Imagine stepping into retirement and facing an immediate financial downturn. Not only does the value of your pension fund drop due to market fluctuations, but the income you withdraw further depletes your capital. This, combined with a potential drop in future income, can leave you in a precarious position. This is the essence of pound cost ravaging – a danger that is most acute at the beginning of retirement when it’s challenging to recover from significant losses.

Moreover, continuing to draw income in these early years can ‘crystallise’ these losses, making it even harder to rebound financially in the future. The act of taking money from diminishing investments early on can cause disproportionate harm to your retirement savings, making it difficult, if not impossible, to restore your portfolio to its former strength.

Understanding Pound Cost Ravaging

In today’s Daily Mail, Ed Monk, from Fidelity International, explains this concept with a simple illustration. If you begin your retirement withdrawing income during a period of strong investment performance, you’ll need to sell fewer assets to maintain your desired income level. This scenario, depicted in financial illustrations as a ‘good start,’ allows your pension pot to remain relatively robust even if the market takes a downturn later on.

Conversely, starting your withdrawals during a market slump means you’ll have to sell more of your investments to sustain the same level of income. This ‘bad start,’ often represented by an orange line in graphs, results in a significantly smaller pension pot over time.

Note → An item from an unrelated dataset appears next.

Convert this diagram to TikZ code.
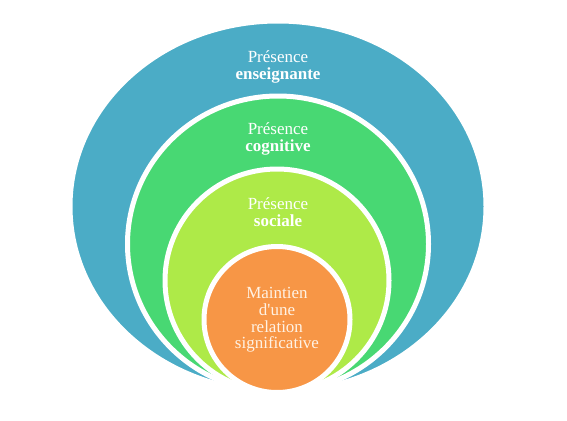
\documentclass[tikz,border=0pt]{standalone}
\usepackage{fontspec}
\setmainfont{Liberation Serif}[Ligatures=TeXOff]
\definecolor{ringblue}{RGB}{75,172,198}
\definecolor{ringgreen}{RGB}{72,216,115}
\definecolor{ringlime}{RGB}{174,234,72}
\definecolor{ringorange}{RGB}{247,150,70}
\definecolor{creamtext}{RGB}{255,242,228}
\tikzset{
  ring/.style={draw=white, line width=5pt},
  lbl/.style={align=center, text=white, font=\fontsize{17}{16.7}\selectfont, inner sep=0pt}
}
\begin{document}
\begin{tikzpicture}[x=1pt,y=-1pt]
\useasboundingbox (0,0) rectangle (567,420);
\filldraw[ring, fill=ringblue] (278,206.5) ellipse [x radius=208, y radius=185.5];
\filldraw[ring, fill=ringgreen] (278,244) ellipse [x radius=150.5, y radius=148];
\filldraw[ring, fill=ringlime] (277,280.5) ellipse [x radius=112, y radius=111.5];
\filldraw[ring, fill=ringorange] (277,319.5) circle [radius=73];
\node[lbl] (ens) at (278,67) {Présence\\\textbf{enseignante}};
\node[lbl] (cog) at (278,139) {Présence\\\textbf{cognitive}};
\node[lbl] (soc) at (278,212) {Présence\\\textbf{sociale}};
\node[lbl, text=creamtext] (rel) at (277,320) {Maintien\\d'une\\relation\\significative};
\end{tikzpicture}
\end{document}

The crucial takeaway is that the timing of your withdrawals can dramatically affect the longevity and health of your retirement savings.

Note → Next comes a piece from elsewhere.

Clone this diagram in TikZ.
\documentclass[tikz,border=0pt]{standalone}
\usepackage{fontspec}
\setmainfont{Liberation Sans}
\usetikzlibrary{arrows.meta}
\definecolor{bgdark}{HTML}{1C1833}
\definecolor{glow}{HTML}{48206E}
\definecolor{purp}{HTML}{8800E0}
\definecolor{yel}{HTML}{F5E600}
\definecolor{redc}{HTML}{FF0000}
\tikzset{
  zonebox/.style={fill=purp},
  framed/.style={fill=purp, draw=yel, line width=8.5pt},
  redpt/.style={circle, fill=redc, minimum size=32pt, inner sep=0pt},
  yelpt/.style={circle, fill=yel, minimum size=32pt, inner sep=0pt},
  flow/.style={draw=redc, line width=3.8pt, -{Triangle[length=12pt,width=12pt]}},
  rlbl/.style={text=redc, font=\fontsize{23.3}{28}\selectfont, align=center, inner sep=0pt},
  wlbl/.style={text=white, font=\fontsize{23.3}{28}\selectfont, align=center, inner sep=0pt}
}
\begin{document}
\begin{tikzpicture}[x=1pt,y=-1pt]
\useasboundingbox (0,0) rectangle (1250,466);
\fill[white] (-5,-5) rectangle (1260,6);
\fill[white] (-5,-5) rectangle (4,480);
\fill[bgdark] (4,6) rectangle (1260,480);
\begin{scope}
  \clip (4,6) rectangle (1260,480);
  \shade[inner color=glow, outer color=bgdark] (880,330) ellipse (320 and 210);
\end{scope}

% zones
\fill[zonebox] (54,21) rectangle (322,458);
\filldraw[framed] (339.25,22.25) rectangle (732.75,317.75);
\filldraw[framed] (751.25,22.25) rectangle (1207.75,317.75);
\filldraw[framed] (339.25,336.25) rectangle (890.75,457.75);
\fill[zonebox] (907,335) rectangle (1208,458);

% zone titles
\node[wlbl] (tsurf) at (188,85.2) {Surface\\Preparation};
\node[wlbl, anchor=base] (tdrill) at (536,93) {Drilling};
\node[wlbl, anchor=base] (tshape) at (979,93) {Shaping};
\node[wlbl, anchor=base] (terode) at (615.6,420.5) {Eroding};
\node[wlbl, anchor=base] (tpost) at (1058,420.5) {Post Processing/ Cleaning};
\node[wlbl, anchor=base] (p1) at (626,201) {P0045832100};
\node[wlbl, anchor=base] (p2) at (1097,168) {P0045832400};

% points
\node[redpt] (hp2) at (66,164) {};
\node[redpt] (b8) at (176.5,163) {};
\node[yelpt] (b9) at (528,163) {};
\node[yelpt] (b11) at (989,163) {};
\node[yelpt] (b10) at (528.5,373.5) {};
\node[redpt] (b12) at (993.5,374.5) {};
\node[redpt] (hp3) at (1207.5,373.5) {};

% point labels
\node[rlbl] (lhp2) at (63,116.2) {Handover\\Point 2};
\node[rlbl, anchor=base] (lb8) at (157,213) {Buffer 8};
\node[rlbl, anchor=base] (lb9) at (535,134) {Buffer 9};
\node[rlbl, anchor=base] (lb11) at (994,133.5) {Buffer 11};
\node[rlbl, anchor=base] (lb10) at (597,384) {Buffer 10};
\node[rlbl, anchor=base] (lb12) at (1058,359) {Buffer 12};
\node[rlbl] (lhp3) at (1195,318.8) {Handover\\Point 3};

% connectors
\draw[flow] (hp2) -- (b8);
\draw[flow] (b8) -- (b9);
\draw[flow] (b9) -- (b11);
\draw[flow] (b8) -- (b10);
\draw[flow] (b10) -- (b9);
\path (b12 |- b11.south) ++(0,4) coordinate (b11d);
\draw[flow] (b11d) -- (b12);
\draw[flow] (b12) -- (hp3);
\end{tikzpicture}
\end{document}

Strategies to Protect Your Retirement Savings

Pre-Retirement Planning

The best defense against early retirement market shocks is preparation. Having a diversified income strategy that includes cash reserves or other assets can help you avoid withdrawing from your pension during market downturns. Monk suggests having enough cash saved to cover two years of income, allowing your investments time to recover from any initial losses.

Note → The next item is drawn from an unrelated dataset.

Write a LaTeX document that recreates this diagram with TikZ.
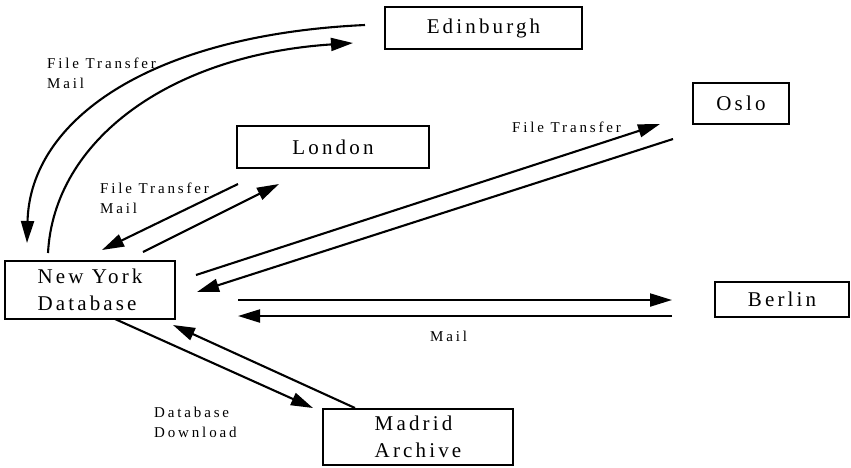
\documentclass[tikz,border=0pt]{standalone}
\usepackage{fontspec}
\setmainfont{Liberation Serif}
\newfontfamily\boxfont[LetterSpace=15]{Liberation Serif}
\newfontfamily\labelfont[LetterSpace=19]{Liberation Serif}
\usetikzlibrary{arrows.meta}
\begin{document}
\begin{tikzpicture}[x=1pt,y=-1pt,
  site/.style={draw, line width=1.9pt, inner sep=0pt, align=left,
    font=\boxfont\fontsize{21}{27}\selectfont},
  note/.style={inner sep=0pt, align=left,
    font=\labelfont\fontsize{15}{20}\selectfont},
  flow/.style={line width=2.1pt, -{Triangle[length=22pt,width=13pt]}}]
\useasboundingbox (0,0) rectangle (851,467);

% sites
\node[site, minimum width=197pt, minimum height=42pt] (edi) at (483.5,28) {Edinburgh};
\node[site, minimum width=192pt, minimum height=42pt] (lon) at (333,147) {London};
\node[site, minimum width=96pt,  minimum height=41pt] (osl) at (741,103.5) {Oslo};
\node[site, minimum width=170pt, minimum height=58pt] (nyc) at (90,290) {New York\\Database};
\node[site, minimum width=134pt, minimum height=35pt] (ber) at (782,299.5) {Berlin};
\node[site, minimum width=190pt, minimum height=56pt] (mad) at (418,437) {Madrid\\Archive};

% end points of the links
\coordinate (e1s) at (365,25);  \coordinate (e1e) at (27,243);
\coordinate (e2s) at (48,253);  \coordinate (e2e) at (353,43);
\coordinate (l1s) at (238,184); \coordinate (l1e) at (102,250);
\coordinate (l2s) at (143,252); \coordinate (l2e) at (279,184);
\coordinate (o1s) at (196,275); \coordinate (o1e) at (660,124);
\coordinate (o2s) at (673,139); \coordinate (o2e) at (197,292);
\coordinate (b1s) at (238,300); \coordinate (b1e) at (672,300);
\coordinate (b2s) at (672,316); \coordinate (b2e) at (238,316);
\coordinate (m1s) at (115,319); \coordinate (m1e) at (313,408);
\coordinate (m2s) at (355,408); \coordinate (m2e) at (173,325);

% links
\draw[flow] (e1s) .. controls (150,35) and (30,120) .. (e1e);
\draw[flow] (e2s) .. controls (54,140) and (170,55) .. (e2e);
\draw[flow] (l1s) -- (l1e);
\draw[flow] (l2s) -- (l2e);
\draw[flow] (o1s) -- (o1e);
\draw[flow] (o2s) -- (o2e);
\draw[flow] (b1s) -- (b1e);
\draw[flow] (b2s) -- (b2e);
\draw[flow] (m1s) -- (m1e);
\draw[flow] (m2s) -- (m2e);

% link labels
\node[note, anchor=north west] (tedi) at (47,57.5) {File Transfer\\Mail};
\node[note, anchor=north west] (tlon) at (100,182.5) {File Transfer\\Mail};
\node[note, anchor=base west] (tosl) at (512,132) {File Transfer};
\node[note, anchor=base west] (tber) at (430,341) {Mail};
\node[note, anchor=north west] (tmad) at (154,406.5) {Database\\Download};
\end{tikzpicture}
\end{document}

Navigating Market Downturns Post-Retirement

If the market takes a dive shortly after you retire, there are several strategies to consider:

  1. Use Cash Reserves: Prioritise spending from your cash savings to shield your investments from unnecessary sales.
  2. Rely on ‘Natural’ Income: Withdraw only the dividends or interest your investments generate, avoiding the sale of assets.
  3. Reassess Investment Strategies: Consider whether your current investment approach is still suitable for your retirement goals.
  4. Adjust Withdrawals: If possible, reduce or pause withdrawals to allow your portfolio to recover.
  5. Delay Retirement: If circumstances allow, postponing retirement can give your investments more time to grow.
  6. Explore Annuities and Drawdown Combos: Annuities provide guaranteed income, while drawdown plans offer flexibility; combining the two can maximise retirement benefits.
  7. Be Opportunistic: For those who can afford the risk, market downturns may offer investment opportunities at lower prices.

In Conclusion

Retirement planning is fraught with potential pitfalls, but by understanding and preparing for risks like pound cost ravaging, you can secure a more stable financial future. Whether through strategic withdrawal planning, diversifying income sources, or adjusting retirement timelines, there are numerous ways to protect your pension from the vagaries of the market.